Recovering old vineyards

I would couple Vadio and Giz as modernist and stylish Baga using different approaches. “My mission is to recover old vineyards,” remarks Luis Gomes who established Giz in 2015. “Old vines reach maturity with lower alcohol than newer selections.” Luis makes three harvests to produce sparkling, rose, and in late September for red, which he totally de-stems and ages in 500 liter barrels, of which 50% is new for the notably perfumed, single-vineyard Vinha das Cavaleiras. The 2018 shows austerity, chalkiness, tension, and taffeta tannin polished with a lick of oak. 2021 Vinha Velha is racy, crisp, and saline made of several parcels in 20% new oak. We visited the charming Loiseira parcel off the beaten track surrounded by pine and eucalyptus, olives trees, and bees hives.

Luis Patrão (Vadio) shares Gomes’s passion for biodiversity, but not for old vines. Using material from Luis Pato, from 2005 he has replaced old vines on 27 parcels over 10ha (25 acres) in Val Dom Pedro, dotted with limestone quarries, where he is the sole grower-producer. Cordon is used for yield control and VSP rows are worked by tractor. Recent vintages have a light, sleek modern feel. From 2012 he has used 50% whole bunch, remontage, and older 500 liter barrels for ageing.

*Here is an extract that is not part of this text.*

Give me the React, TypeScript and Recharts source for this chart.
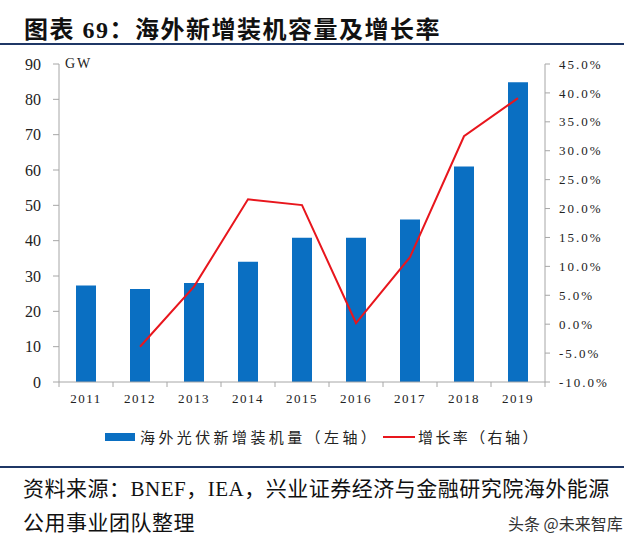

Baga from his classic range (20 parcels) is pretty, pure, and crisp, while Rexarte 2017, from a single vineyard on a northerly incline, is fluid and elegant. As the vines age the length and intensity of his wines will increase.

The most balletic expression of Baga comes from Douro producer Dirk Niepoort who fell in love with Filipa Pato’s vineyards and the idea of making Baga when she asked for help making fortified wine.“I’ve never cared for young vineyards and I don’t care a shit about phenolic ripeness (sorry I asked). My obsession is acidity.” Poeirinho vineyard is not lacking: the Poeirinho 22 is bright, fluid, and linear, the 2021 light, super crisp, and pure. Niepoort says he’s “inspired by Barbaressco” for the Garrafeira 2018, which is silky, salty, precise, and tense, while the single-vineyard Lote D is super sapid. I love the translucency to limestone in Dirk’s wine. And as Filipa Pato remarks, “It’s thanks to Baga we have this connection to the terroir.”